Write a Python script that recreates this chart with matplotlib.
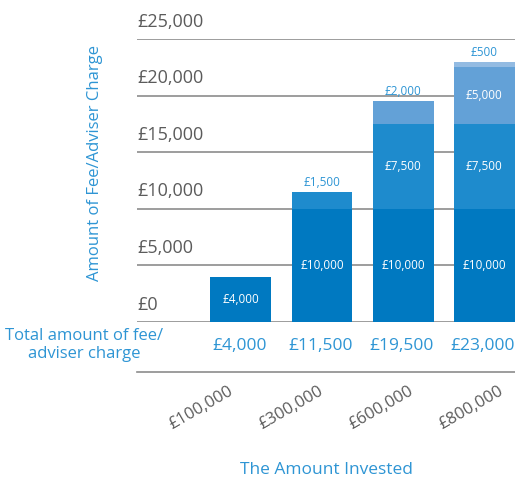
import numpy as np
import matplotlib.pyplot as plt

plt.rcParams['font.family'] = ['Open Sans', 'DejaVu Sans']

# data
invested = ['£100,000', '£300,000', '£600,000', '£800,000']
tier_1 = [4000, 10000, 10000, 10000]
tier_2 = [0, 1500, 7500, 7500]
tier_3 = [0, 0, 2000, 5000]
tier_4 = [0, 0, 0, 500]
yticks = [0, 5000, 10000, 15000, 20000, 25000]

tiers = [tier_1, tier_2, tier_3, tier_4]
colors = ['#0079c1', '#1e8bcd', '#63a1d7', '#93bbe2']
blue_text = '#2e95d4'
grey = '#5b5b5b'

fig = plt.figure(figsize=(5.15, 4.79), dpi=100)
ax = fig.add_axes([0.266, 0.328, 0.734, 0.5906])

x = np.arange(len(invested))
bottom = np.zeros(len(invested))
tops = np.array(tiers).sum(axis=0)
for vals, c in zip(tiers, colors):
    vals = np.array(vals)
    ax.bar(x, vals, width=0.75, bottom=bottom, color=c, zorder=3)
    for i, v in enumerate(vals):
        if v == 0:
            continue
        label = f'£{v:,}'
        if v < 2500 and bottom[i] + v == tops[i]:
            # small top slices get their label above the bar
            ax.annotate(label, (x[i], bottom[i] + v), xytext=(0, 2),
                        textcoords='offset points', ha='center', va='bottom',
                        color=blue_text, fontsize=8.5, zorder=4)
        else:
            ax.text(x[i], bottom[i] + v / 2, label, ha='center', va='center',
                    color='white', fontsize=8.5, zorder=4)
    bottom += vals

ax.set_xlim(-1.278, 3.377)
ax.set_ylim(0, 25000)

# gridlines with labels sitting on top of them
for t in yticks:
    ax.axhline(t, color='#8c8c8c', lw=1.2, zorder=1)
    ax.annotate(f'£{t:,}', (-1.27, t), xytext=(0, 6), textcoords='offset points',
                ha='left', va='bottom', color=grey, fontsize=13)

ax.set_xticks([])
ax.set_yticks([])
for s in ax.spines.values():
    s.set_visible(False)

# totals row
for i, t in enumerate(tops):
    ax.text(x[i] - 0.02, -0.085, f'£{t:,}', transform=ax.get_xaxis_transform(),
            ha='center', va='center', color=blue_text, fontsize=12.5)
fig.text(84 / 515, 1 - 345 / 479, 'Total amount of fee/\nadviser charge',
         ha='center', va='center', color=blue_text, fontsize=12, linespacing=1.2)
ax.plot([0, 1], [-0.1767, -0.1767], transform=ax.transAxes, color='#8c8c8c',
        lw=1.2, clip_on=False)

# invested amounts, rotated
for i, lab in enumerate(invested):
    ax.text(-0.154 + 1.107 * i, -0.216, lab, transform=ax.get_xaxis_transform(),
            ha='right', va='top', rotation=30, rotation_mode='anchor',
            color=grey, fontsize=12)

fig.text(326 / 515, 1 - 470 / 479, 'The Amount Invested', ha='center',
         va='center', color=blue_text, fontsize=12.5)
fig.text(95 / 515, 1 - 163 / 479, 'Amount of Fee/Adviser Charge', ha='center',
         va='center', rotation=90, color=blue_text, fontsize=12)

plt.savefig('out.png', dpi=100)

--------------------------------

Task objective>
Without including any picture, repeat the data exactly.

Task solution>
Write a Python script that recreates this chart with matplotlib.
import numpy as np
import matplotlib.pyplot as plt

plt.rcParams['font.family'] = ['Open Sans', 'DejaVu Sans']

# data
invested = ['£100,000', '£300,000', '£600,000', '£800,000']
tier_1 = [4000, 10000, 10000, 10000]
tier_2 = [0, 1500, 7500, 7500]
tier_3 = [0, 0, 2000, 5000]
tier_4 = [0, 0, 0, 500]
yticks = [0, 5000, 10000, 15000, 20000, 25000]

tiers = [tier_1, tier_2, tier_3, tier_4]
colors = ['#0079c1', '#1e8bcd', '#63a1d7', '#93bbe2']
blue_text = '#2e95d4'
grey = '#5b5b5b'

fig = plt.figure(figsize=(5.15, 4.79), dpi=100)
ax = fig.add_axes([0.266, 0.328, 0.734, 0.5906])

x = np.arange(len(invested))
bottom = np.zeros(len(invested))
tops = np.array(tiers).sum(axis=0)
for vals, c in zip(tiers, colors):
    vals = np.array(vals)
    ax.bar(x, vals, width=0.75, bottom=bottom, color=c, zorder=3)
    for i, v in enumerate(vals):
        if v == 0:
            continue
        label = f'£{v:,}'
        if v < 2500 and bottom[i] + v == tops[i]:
            # small top slices get their label above the bar
            ax.annotate(label, (x[i], bottom[i] + v), xytext=(0, 2),
                        textcoords='offset points', ha='center', va='bottom',
                        color=blue_text, fontsize=8.5, zorder=4)
        else:
            ax.text(x[i], bottom[i] + v / 2, label, ha='center', va='center',
                    color='white', fontsize=8.5, zorder=4)
    bottom += vals

ax.set_xlim(-1.278, 3.377)
ax.set_ylim(0, 25000)

# gridlines with labels sitting on top of them
for t in yticks:
    ax.axhline(t, color='#8c8c8c', lw=1.2, zorder=1)
    ax.annotate(f'£{t:,}', (-1.27, t), xytext=(0, 6), textcoords='offset points',
                ha='left', va='bottom', color=grey, fontsize=13)

ax.set_xticks([])
ax.set_yticks([])
for s in ax.spines.values():
    s.set_visible(False)

# totals row
for i, t in enumerate(tops):
    ax.text(x[i] - 0.02, -0.085, f'£{t:,}', transform=ax.get_xaxis_transform(),
            ha='center', va='center', color=blue_text, fontsize=12.5)
fig.text(84 / 515, 1 - 345 / 479, 'Total amount of fee/\nadviser charge',
         ha='center', va='center', color=blue_text, fontsize=12, linespacing=1.2)
ax.plot([0, 1], [-0.1767, -0.1767], transform=ax.transAxes, color='#8c8c8c',
        lw=1.2, clip_on=False)

# invested amounts, rotated
for i, lab in enumerate(invested):
    ax.text(-0.154 + 1.107 * i, -0.216, lab, transform=ax.get_xaxis_transform(),
            ha='right', va='top', rotation=30, rotation_mode='anchor',
            color=grey, fontsize=12)

fig.text(326 / 515, 1 - 470 / 479, 'The Amount Invested', ha='center',
         va='center', color=blue_text, fontsize=12.5)
fig.text(95 / 515, 1 - 163 / 479, 'Amount of Fee/Adviser Charge', ha='center',
         va='center', rotation=90, color=blue_text, fontsize=12)

plt.savefig('out.png', dpi=100)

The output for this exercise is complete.